The model in Eq. 13 is similar to the models proposed by Ward-Smith [3], Hopkins and colleagues [49], and Weyand and colleagues [53]. Expressing Weyand’s kcycle as a reciprocal will result in Hopkins’ model in Eq. 7 and Morton’s model in Eq. 13. The signs of these constants are different, which are accounted for by regression. Figure 3 shows three models (two-parameter, three-parameter, and exponential) plotted against experimental data presented by Gaesser and colleagues [34]. The values of CP, W′, and Pmax were taken from [34], and data points were extracted using the open source software Plot Digitizer. Table 1 summarizes the estimates from each method.

Fig. 3
figure 3

The two-parameter model (solid line), the three-parameter model (dashed line), and the exponential model (dotted line) fitted to the same experimental data (solid circles) presented by Gaesser and colleagues [34]. Data extracted from Fig. 2 in [34] (p. 1434) and redrawn with permission using the values reported in the original article

Table 1 Summary of estimates from all models fit to the data presented by Gaesser and colleagues [34]

There are other models proposed in the literature which are algebraic manipulations of the two-parameter model shown in Eq. 5. However, these models yield different estimates of CP and W′ at the individual level for the same data as seen in [34, 55, 56]. These differences in estimates could originate from the rounding off approximations of reciprocals such as 1/tLim. CP estimates from different models are reported to be in close agreement with each other in [34, 55, 56]. However, as illustrated in Table 1, the estimation of W′ remains elusive as the same data can yield different estimates depending on the model used even though CP estimates are comparable [34, 38, 55,56,57,58,59,60,61]. The two-parameter model, though having limitations (P = ∞ at t = 0 and CP lasting indefinitely), owing to its simplicity, can potentially be used to optimize performance as well as determining strategies by estimating time-to-exhaustion [16, 17, 62].

Methods and Protocols to Estimate CP and W

The first protocol to estimate CP and W′ was derived from Monod and Scherrer’s [2] work.
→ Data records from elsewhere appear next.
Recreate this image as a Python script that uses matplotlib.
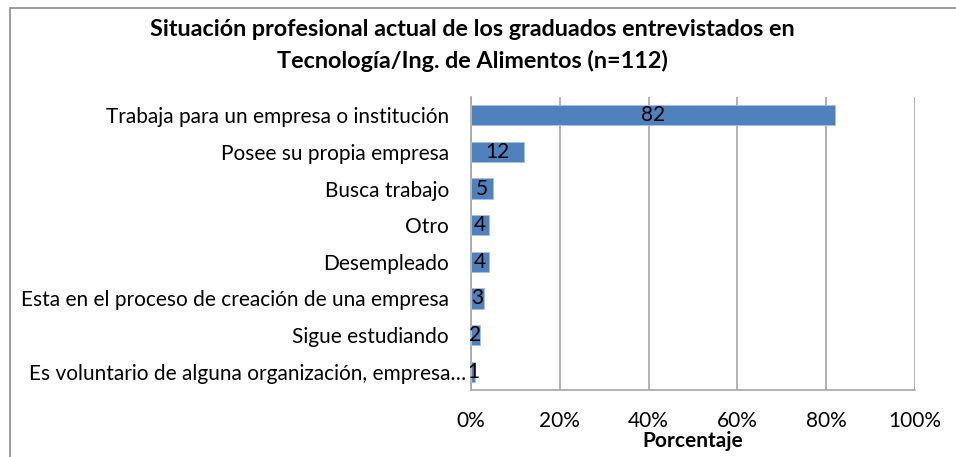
import matplotlib.pyplot as plt
from matplotlib.patches import Rectangle
from matplotlib.ticker import FuncFormatter
from matplotlib.transforms import ScaledTranslation

categorias = [
    "Trabaja para un empresa o institución",
    "Posee su propia empresa",
    "Busca trabajo",
    "Otro",
    "Desempleado",
    "Esta en el proceso de creación de una empresa",
    "Sigue estudiando",
    "Es voluntario de alguna organización, empresa…",
]
valores = [82, 12, 5, 4, 4, 3, 2, 1]
ticks_x = [0, 20, 40, 60, 80, 100]

plt.rcParams['font.family'] = ['Lato', 'DejaVu Sans']

fig = plt.figure(figsize=(9.56, 4.57), dpi=100)
W, H = 956, 457
ax = fig.add_axes([471 / W, 1 - 390 / H, (915 - 471) / W, (390 - 97) / H])

# marco exterior del gráfico
fig.patches.append(Rectangle((10 / W, -0.1), 1.2, 1 - 8 / H + 0.1,
                             transform=fig.transFigure, fill=False,
                             edgecolor='#8c8c8c', linewidth=1.2))

y = list(range(len(categorias)))
ax.barh(y, valores, height=0.55, color='#4f81bd', edgecolor='#a9c1e0',
        linewidth=0.6, zorder=3)
for yi, v in zip(y, valores):
    ax.text(v / 2, yi, str(v), ha='center', va='center', fontsize=15,
            color='black', zorder=4)

ax.set_yticks(y)
ax.set_yticklabels(categorias, fontsize=15)
ax.set_ylim(len(categorias) - 0.5, -0.5)
ax.set_xlim(0, 100)
ax.set_xticks(ticks_x)
ax.xaxis.set_major_formatter(FuncFormatter(lambda v, p: f"{int(v)}%"))
ax.tick_params(axis='x', labelsize=15, length=0, pad=15)
ax.tick_params(axis='y', length=0, pad=16)
# la etiqueta truncada queda más cerca del eje
ultima = ax.get_yticklabels()[-1]
ultima.set_transform(ultima.get_transform() + ScaledTranslation(0.17, 0, fig.dpi_scale_trans))
ax.grid(axis='x', color='#a6a6a6', linewidth=1.2, zorder=0)
for s in ['top', 'right']:
    ax.spines[s].set_visible(False)
for s in ['left', 'bottom']:
    ax.spines[s].set_color('#a6a6a6')
    ax.spines[s].set_linewidth(1.2)
ax.set_xlabel("Porcentaje", fontsize=15, fontweight='bold', labelpad=0)

fig.text(472 / W, 1 - 30 / H, "Situación profesional actual de los graduados entrevistados en",
         ha='center', va='center', fontsize=16.8, fontweight='bold')
fig.text(472 / W, 1 - 61 / H, "Tecnología/Ing. de Alimentos (n=112)",
         ha='center', va='center', fontsize=16.8, fontweight='bold')

fig.savefig('out.png', dpi=100)
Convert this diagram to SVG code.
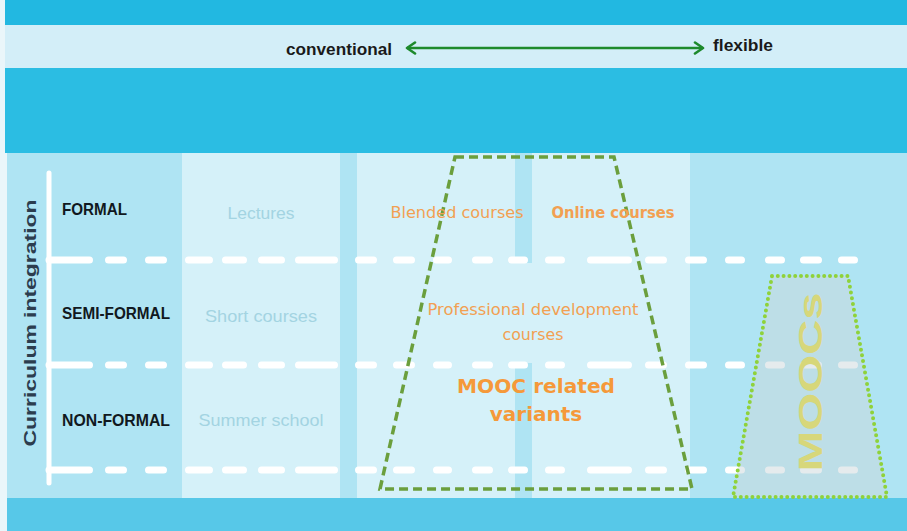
<svg xmlns="http://www.w3.org/2000/svg" xmlns:xlink="http://www.w3.org/1999/xlink" width="907" height="531" viewBox="0 0 907 531">
  <style>
    .hdr { font-family: "Liberation Sans", Arial, sans-serif; font-weight: bold; font-size: 17px; fill: #1a1a1a; }
    .lvl { font-family: "Liberation Sans", Arial, sans-serif; font-weight: bold; font-size: 16.5px; fill: #111820; }
    .conv { font-family: "Liberation Sans", Arial, sans-serif; font-size: 17px; fill: #a3d4e2; text-anchor: middle; }
    .org { font-family: "DejaVu Sans", sans-serif; font-size: 16px; fill: #f2a052; text-anchor: middle; }
    .orgb { font-family: "DejaVu Sans", sans-serif; font-weight: bold; font-size: 20px; fill: #f5993a; text-anchor: middle; }
    .wdash { fill: none; stroke: #ffffff; stroke-width: 7; stroke-linecap: round; }
  </style>
  <defs>
    <marker id="chev" viewBox="-10 -7 12 14" markerWidth="12" markerHeight="14" refX="0" refY="0" orient="auto-start-reverse" markerUnits="userSpaceOnUse">
      <path d="M-8,-5.5 L0,0 L-8,5.5" fill="none" stroke="#1d8a2c" stroke-width="2.6" stroke-linecap="round" stroke-linejoin="round"/>
    </marker>
    <path id="dash" d="M49 0H89.5M108.5 0H123.5M148.5 0H163.5M188.5 0H209.5M225.5 0H243.5M261.5 0H281.5M298.5 0H334.5M358.5 0H373.5M396.5 0H411.5M436.5 0H448.5M475.5 0H489.5M511.5 0H524.5M548.5 0H561.5M590.5 0H628.5M648.5 0H663.5M688.5 0H703.5M728.5 0H741.5M768.5 0H781.5M803.5 0H818.5M841.5 0H854.5"/>
  </defs>

  <!-- background bands -->
  <g id="background">
    <rect x="0" y="0" width="907" height="531" fill="#eaf6fa"/>
    <rect x="5" y="0" width="902" height="25" fill="#22b8e1"/>
    <rect x="5" y="25" width="902" height="43" fill="#d3eef8"/>
    <rect x="5" y="68" width="902" height="85" fill="#2bbde3"/>
    <rect x="7" y="153" width="900" height="345" fill="#afe4f3"/>
    <rect x="7" y="498" width="900" height="33" fill="#57c8e8"/>
    <rect x="182" y="153" width="158" height="345" fill="#d5f1f9"/>
    <rect x="357" y="153" width="158" height="345" fill="#d5f1f9"/>
    <rect x="532" y="153" width="158" height="345" fill="#d5f1f9"/>
    <rect x="515" y="263" width="17" height="100" fill="#d5f1f9"/>
  </g>

  <!-- header scale -->
  <g id="scale">
    <text class="hdr" x="286" y="55" textLength="106" lengthAdjust="spacingAndGlyphs">conventional</text>
    <text class="hdr" x="713" y="51" textLength="60" lengthAdjust="spacingAndGlyphs">flexible</text>
  </g>

  <!-- connectors / guide lines -->
  <g id="connectors">
    <line x1="407" y1="48" x2="703" y2="48" stroke="#1d8a2c" stroke-width="2.6" marker-start="url(#chev)" marker-end="url(#chev)"/>
    <line x1="49" y1="173" x2="49" y2="483" stroke="#ffffff" stroke-width="5" stroke-linecap="round"/>
    <use xlink:href="#dash" href="#dash" class="wdash" y="260"/>
    <use xlink:href="#dash" href="#dash" class="wdash" y="365"/>
    <use xlink:href="#dash" href="#dash" class="wdash" y="470"/>
  </g>

  <!-- axis label -->
  <g id="axis">
    <text transform="translate(36,323) rotate(-90)" text-anchor="middle" font-family="Liberation Sans, Arial, sans-serif" font-weight="bold" font-size="17" fill="#2c3d4e" textLength="247" lengthAdjust="spacingAndGlyphs">Curriculum integration</text>
  </g>

  <!-- levels -->
  <g id="formal"><text class="lvl" x="62" y="215" textLength="65" lengthAdjust="spacingAndGlyphs">FORMAL</text></g>
  <g id="semi-formal"><text class="lvl" x="62" y="319" textLength="108" lengthAdjust="spacingAndGlyphs">SEMI-FORMAL</text></g>
  <g id="non-formal"><text class="lvl" x="62" y="426" textLength="108" lengthAdjust="spacingAndGlyphs">NON-FORMAL</text></g>

  <!-- conventional offerings -->
  <g id="lectures"><text class="conv" x="261" y="219" textLength="67" lengthAdjust="spacingAndGlyphs">Lectures</text></g>
  <g id="short-courses"><text class="conv" x="261" y="322" textLength="112" lengthAdjust="spacingAndGlyphs">Short courses</text></g>
  <g id="summer-school"><text class="conv" x="261" y="426" textLength="125" lengthAdjust="spacingAndGlyphs">Summer school</text></g>

  <!-- MOOC related variants trapezoid -->
  <g id="mooc-variants">
    <polygon points="455,157 614,157 692,489 380,489" fill="none" stroke="#6b9f3d" stroke-width="3.5" stroke-dasharray="9 5"/>
    <text class="org" x="457" y="218" textLength="133" lengthAdjust="spacingAndGlyphs">Blended courses</text>
    <text class="org" x="613" y="218" font-weight="bold" textLength="123" lengthAdjust="spacingAndGlyphs">Online courses</text>
    <text class="org" x="533" y="315" textLength="211" lengthAdjust="spacingAndGlyphs">Professional development</text>
    <text class="org" x="533" y="340" textLength="61" lengthAdjust="spacingAndGlyphs">courses</text>
    <text class="orgb" x="536" y="393" textLength="158" lengthAdjust="spacingAndGlyphs">MOOC related</text>
    <text class="orgb" x="536" y="421">variants</text>
  </g>

  <!-- MOOCs trapezoid -->
  <g id="moocs">
    <polygon points="772,276 848,276 887,497 733,497" fill="#cbd7db" fill-opacity="0.5" stroke="#8fd23a" stroke-width="4" stroke-dasharray="0 5.8" stroke-linecap="round"/>
    <text transform="translate(822,382) rotate(-90)" text-anchor="middle" font-family="Liberation Sans, Arial, sans-serif" font-weight="bold" font-size="33" fill="#d7d77a" textLength="179" lengthAdjust="spacingAndGlyphs">MOOCs</text>
  </g>
</svg>
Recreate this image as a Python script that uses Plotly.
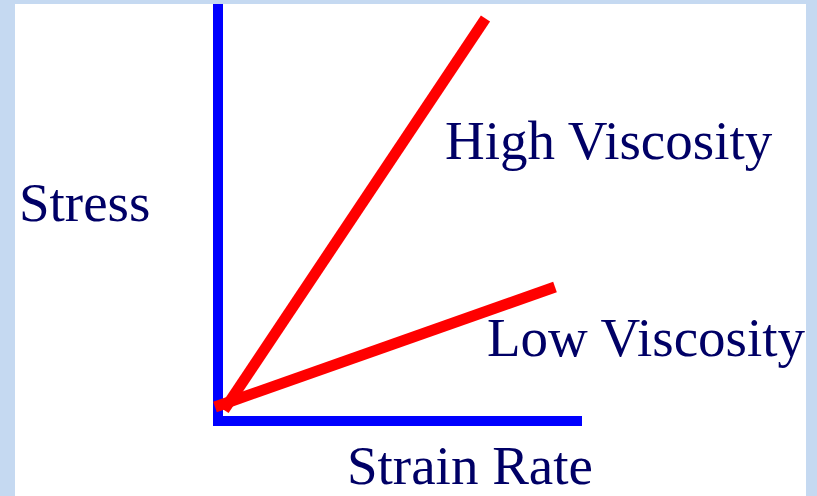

Subjects would complete at least three constant work-rate (CWR) to exhaustion tests, and the two-parameter model would then be fit to the data resulting in CP and W′ estimates. D. W. Hill [35] suggests the use of the linear model (P versus 1/tLim) with at least 4–5 CWR tests to arrive at CP and W′ estimates.

While less prevalent in the literature, Morton [58] demonstrated another method to determine estimates of CP and W′ from ramp exercises to exhaustion by deriving an equation between time-to-exhaustion and ramp slope given by:

$$ T=\frac{CP}{S}+\sqrt{\frac{2\cdot W\hbox{'}}{S}} $$
(14)

where T is the time-to-exhaustion in seconds and S is the ramp slope in watts/second. Morton suggested that subjects complete 4–5 ramp tests to exhaustion at different slopes. The time-to-exhaustion from these tests are then plotted against the slopes and Eq. 14 would be fitted to the data to determine CP and W′. Morton claims that the estimates from this protocol appear to be lower than those from the CWR protocol thus addressing the overestimation of CP reported in a few publications cited earlier. The ramp protocol was compared to the CWR protocol by Morton and colleagues [63] showing an underestimation of W′ and no statistical difference for CP. However, a closer inspection shows underestimation of W′ by approximately 10 kJ, 4 kJ, 3 kJ, and 9 kJ for subjects 1, 2, 3, and 6 respectively and an overestimation of W′ by approximately 8 kJ, 6 kJ, and 3 kJ for subjects 4, 9, and 10 respectively (see Table 1 in [63]).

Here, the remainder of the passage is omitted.